I recall saying "If he actually IS hurt, I'm going to be embarrassed later..."

After the EMT and his coaches helped him off the field and he got a little round of applause, they gave him an ice pack and sat him on the bench. I said "I'd better go play mommy right now and make sure he's all set," and went down to the field.

"What happened? Are you alright buddy?"

"Yeah. That kid hit me like a freight train. I didn't see it coming. I didn't expect it. He landed on my knee. I'm okay though."

"Well, THAT's good. Do you want your water?" I gave him his water and sat with him for a minute. He was fine, he didn't need mommy. He watched the last couple of minutes of the game, with boys on his team coming over to pat him on the head and back and check on him, and be with him.

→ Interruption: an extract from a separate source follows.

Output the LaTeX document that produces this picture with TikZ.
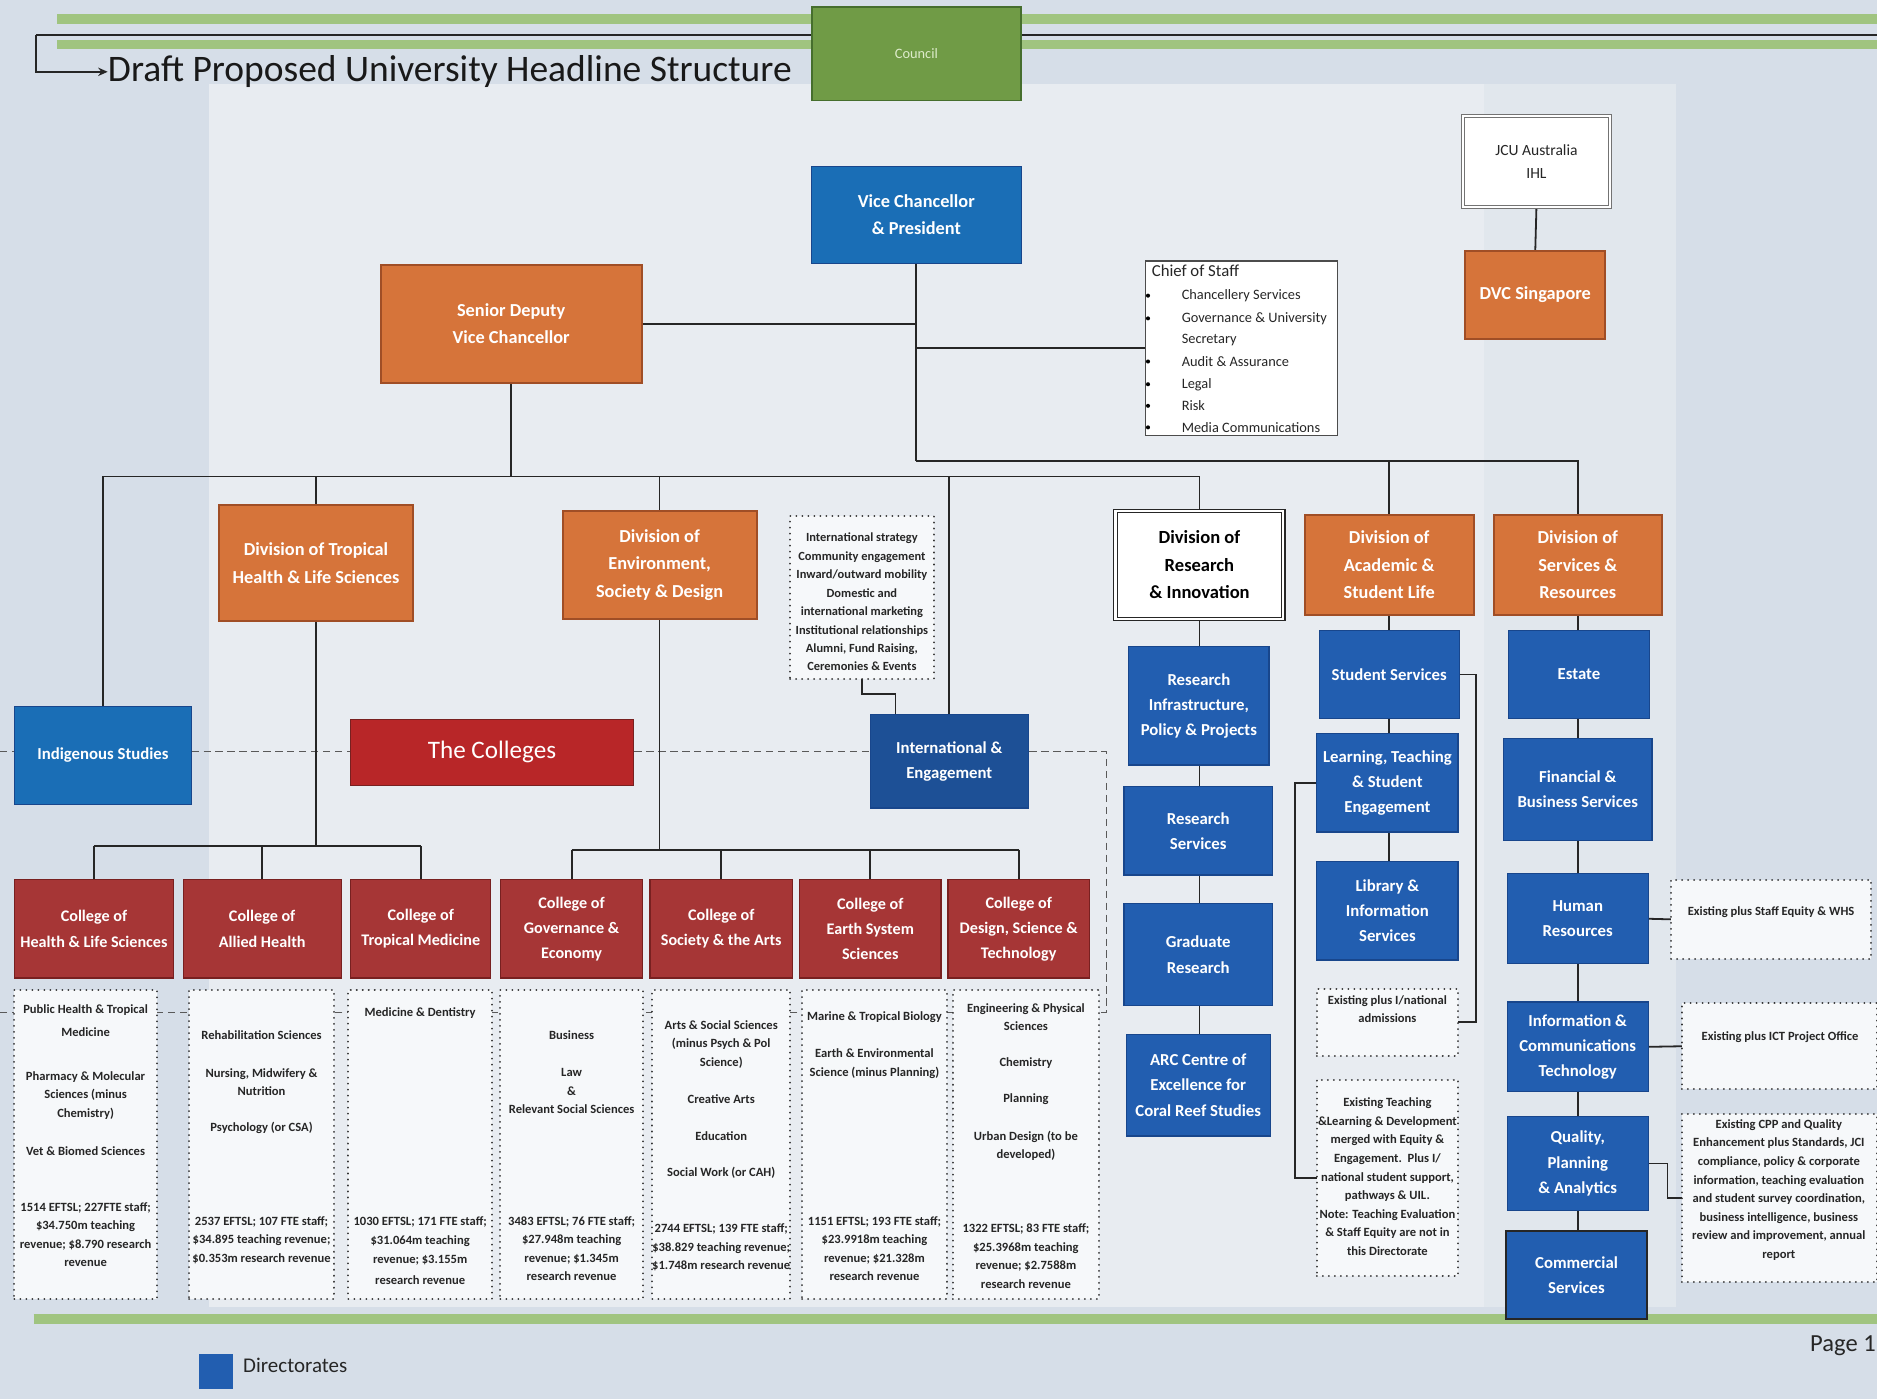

I have to say that I'm thoroughly impressed with the boys on his team and how kind and nice I've seen them be to him this entire experience. After his blow up a week ago, one boy was standing near us when I was talking to the coach. I think he may be the coach's son... and the coach was letting me have it about Geoff's profanity on the field. But the boy said "He's doing really well out there though, and he's really good, and he tries really hard." Again, they see the silver lining. I thanked him and wanted to cry. Thank you for noticing that he cares and loves this...

After the game, in which they lost 22-0, Geoff got up off the bench to go shake hands. The coaches told him to stay put, but he set down his ice pack and shook them off, and went out and shook hands.

"We lost, but there's always next week, and I have to get better at getting hit like that."

That's what he walked away with. Thank God.

Anyway... I'm hoping they win at least one game. They are 0-3-1 for the season so far, and it would be nice to have something other than that zero in the win column. They work so hard. And I want Geoff to see what it feels like to win.

And with this group of kids, if they actually DO win a game, they are going to celebrate like they won the super bowl... I can feel it. They'll be really happy. And they'll earn that joy. And I'm looking forward to seeing that.